Dataset section:
⁂

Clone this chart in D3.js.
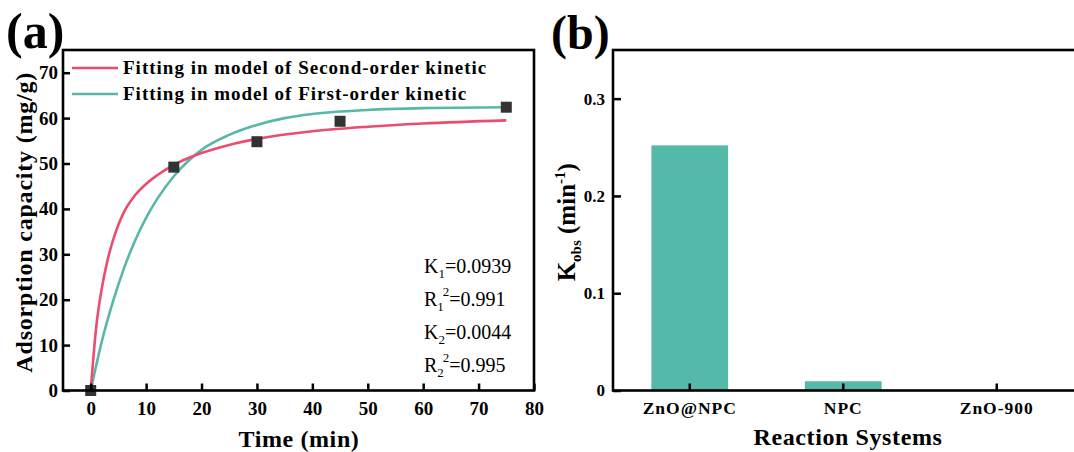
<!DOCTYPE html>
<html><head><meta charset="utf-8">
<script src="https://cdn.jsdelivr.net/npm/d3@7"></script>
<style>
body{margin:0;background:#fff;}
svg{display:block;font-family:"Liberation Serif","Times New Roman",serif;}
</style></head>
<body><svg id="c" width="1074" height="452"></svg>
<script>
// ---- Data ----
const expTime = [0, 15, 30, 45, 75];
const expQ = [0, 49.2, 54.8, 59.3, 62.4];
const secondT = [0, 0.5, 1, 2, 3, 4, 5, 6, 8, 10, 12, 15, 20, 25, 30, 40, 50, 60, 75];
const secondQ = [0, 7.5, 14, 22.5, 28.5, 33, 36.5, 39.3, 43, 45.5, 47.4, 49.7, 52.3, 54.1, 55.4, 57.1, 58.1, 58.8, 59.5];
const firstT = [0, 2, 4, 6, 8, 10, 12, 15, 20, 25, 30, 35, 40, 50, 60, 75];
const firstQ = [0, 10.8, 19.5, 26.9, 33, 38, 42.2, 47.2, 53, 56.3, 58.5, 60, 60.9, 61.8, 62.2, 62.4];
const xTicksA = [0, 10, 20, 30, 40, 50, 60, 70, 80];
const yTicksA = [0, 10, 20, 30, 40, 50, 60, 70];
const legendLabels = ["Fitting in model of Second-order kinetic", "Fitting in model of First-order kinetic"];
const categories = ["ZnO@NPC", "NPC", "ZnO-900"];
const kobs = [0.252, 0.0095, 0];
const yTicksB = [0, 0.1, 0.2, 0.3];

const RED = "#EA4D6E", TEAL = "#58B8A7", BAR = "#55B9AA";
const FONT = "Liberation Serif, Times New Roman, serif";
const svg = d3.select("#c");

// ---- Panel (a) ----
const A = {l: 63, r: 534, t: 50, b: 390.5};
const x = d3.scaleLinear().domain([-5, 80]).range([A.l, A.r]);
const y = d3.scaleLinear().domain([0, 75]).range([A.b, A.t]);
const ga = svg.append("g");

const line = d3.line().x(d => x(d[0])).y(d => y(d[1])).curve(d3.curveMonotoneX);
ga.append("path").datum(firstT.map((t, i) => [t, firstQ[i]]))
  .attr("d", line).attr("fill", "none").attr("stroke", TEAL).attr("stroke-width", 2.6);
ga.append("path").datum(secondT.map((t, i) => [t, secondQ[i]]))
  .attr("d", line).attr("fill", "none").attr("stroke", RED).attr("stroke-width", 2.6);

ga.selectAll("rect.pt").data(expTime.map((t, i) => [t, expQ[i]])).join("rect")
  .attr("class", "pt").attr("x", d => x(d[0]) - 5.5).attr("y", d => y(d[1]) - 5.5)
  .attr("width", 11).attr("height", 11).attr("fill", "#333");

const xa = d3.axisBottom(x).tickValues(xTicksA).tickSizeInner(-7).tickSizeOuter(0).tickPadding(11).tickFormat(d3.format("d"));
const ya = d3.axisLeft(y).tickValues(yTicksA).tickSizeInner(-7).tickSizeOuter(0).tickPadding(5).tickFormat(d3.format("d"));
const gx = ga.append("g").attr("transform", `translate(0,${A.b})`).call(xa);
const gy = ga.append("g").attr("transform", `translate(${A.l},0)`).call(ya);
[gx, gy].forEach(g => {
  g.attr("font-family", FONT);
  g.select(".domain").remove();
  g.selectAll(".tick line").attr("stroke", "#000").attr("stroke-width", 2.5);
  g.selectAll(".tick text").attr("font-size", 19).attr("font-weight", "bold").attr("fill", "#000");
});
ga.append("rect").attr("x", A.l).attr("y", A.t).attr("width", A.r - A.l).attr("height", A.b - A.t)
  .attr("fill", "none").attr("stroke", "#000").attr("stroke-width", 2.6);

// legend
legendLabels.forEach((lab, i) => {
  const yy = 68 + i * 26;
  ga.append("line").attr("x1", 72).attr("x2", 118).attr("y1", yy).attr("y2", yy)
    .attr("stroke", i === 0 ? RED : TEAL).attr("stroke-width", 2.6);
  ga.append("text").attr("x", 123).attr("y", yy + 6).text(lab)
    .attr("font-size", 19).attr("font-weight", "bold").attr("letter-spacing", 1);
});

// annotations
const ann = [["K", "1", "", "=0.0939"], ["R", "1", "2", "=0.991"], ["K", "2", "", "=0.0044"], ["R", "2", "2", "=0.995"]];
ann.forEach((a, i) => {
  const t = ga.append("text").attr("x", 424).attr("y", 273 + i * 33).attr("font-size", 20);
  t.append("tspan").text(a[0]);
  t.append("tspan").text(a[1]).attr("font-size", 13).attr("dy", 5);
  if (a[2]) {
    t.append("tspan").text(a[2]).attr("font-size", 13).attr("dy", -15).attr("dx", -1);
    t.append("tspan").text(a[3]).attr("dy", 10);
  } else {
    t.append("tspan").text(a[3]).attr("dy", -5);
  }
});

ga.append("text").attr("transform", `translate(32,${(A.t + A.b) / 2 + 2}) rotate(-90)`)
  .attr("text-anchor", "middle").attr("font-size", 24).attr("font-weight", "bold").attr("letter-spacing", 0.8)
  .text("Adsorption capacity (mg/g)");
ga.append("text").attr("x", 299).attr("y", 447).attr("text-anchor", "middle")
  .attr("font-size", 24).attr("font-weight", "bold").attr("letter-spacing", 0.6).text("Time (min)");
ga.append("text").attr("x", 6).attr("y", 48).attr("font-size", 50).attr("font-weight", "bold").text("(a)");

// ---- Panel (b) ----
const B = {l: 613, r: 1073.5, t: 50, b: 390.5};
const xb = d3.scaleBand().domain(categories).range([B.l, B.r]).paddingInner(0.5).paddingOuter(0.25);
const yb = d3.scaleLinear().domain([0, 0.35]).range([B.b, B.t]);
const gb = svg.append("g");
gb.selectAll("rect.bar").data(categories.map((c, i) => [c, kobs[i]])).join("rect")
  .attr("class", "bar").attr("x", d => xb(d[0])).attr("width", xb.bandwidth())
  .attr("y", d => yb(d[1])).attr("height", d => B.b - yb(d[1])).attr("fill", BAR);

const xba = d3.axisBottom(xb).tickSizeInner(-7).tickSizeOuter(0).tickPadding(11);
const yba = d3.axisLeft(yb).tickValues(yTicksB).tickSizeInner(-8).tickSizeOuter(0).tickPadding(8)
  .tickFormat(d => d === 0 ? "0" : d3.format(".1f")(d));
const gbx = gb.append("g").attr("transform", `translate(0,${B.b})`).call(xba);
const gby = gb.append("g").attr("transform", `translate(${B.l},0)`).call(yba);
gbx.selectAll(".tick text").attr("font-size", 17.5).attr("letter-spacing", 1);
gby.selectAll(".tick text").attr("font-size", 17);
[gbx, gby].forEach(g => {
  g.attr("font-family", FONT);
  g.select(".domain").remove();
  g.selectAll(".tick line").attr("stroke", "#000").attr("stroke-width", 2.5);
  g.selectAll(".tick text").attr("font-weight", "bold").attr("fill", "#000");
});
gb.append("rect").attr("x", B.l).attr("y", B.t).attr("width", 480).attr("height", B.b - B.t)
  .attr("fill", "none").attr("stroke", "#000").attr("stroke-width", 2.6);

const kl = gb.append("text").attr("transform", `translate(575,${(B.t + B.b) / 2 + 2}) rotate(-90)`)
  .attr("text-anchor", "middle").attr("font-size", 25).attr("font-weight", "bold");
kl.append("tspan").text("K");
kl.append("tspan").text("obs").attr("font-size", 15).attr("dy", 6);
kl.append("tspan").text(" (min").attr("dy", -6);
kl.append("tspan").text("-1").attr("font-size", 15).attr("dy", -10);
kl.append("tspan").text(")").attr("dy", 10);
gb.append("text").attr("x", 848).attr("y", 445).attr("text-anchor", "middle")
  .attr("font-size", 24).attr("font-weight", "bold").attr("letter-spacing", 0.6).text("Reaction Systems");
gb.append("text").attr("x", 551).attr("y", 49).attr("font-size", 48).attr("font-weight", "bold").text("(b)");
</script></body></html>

⁂

What you will do:
Repeat only the lines from the beginning of the material through the line containing "const yTicksB = [0, 0.1, 0.2, 0.3];", both ends kept, leaving pictures out.

Result of this task:
Clone this chart in D3.js.
<!DOCTYPE html>
<html><head><meta charset="utf-8">
<script src="https://cdn.jsdelivr.net/npm/d3@7"></script>
<style>
body{margin:0;background:#fff;}
svg{display:block;font-family:"Liberation Serif","Times New Roman",serif;}
</style></head>
<body><svg id="c" width="1074" height="452"></svg>
<script>
// ---- Data ----
const expTime = [0, 15, 30, 45, 75];
const expQ = [0, 49.2, 54.8, 59.3, 62.4];
const secondT = [0, 0.5, 1, 2, 3, 4, 5, 6, 8, 10, 12, 15, 20, 25, 30, 40, 50, 60, 75];
const secondQ = [0, 7.5, 14, 22.5, 28.5, 33, 36.5, 39.3, 43, 45.5, 47.4, 49.7, 52.3, 54.1, 55.4, 57.1, 58.1, 58.8, 59.5];
const firstT = [0, 2, 4, 6, 8, 10, 12, 15, 20, 25, 30, 35, 40, 50, 60, 75];
const firstQ = [0, 10.8, 19.5, 26.9, 33, 38, 42.2, 47.2, 53, 56.3, 58.5, 60, 60.9, 61.8, 62.2, 62.4];
const xTicksA = [0, 10, 20, 30, 40, 50, 60, 70, 80];
const yTicksA = [0, 10, 20, 30, 40, 50, 60, 70];
const legendLabels = ["Fitting in model of Second-order kinetic", "Fitting in model of First-order kinetic"];
const categories = ["ZnO@NPC", "NPC", "ZnO-900"];
const kobs = [0.252, 0.0095, 0];
const yTicksB = [0, 0.1, 0.2, 0.3];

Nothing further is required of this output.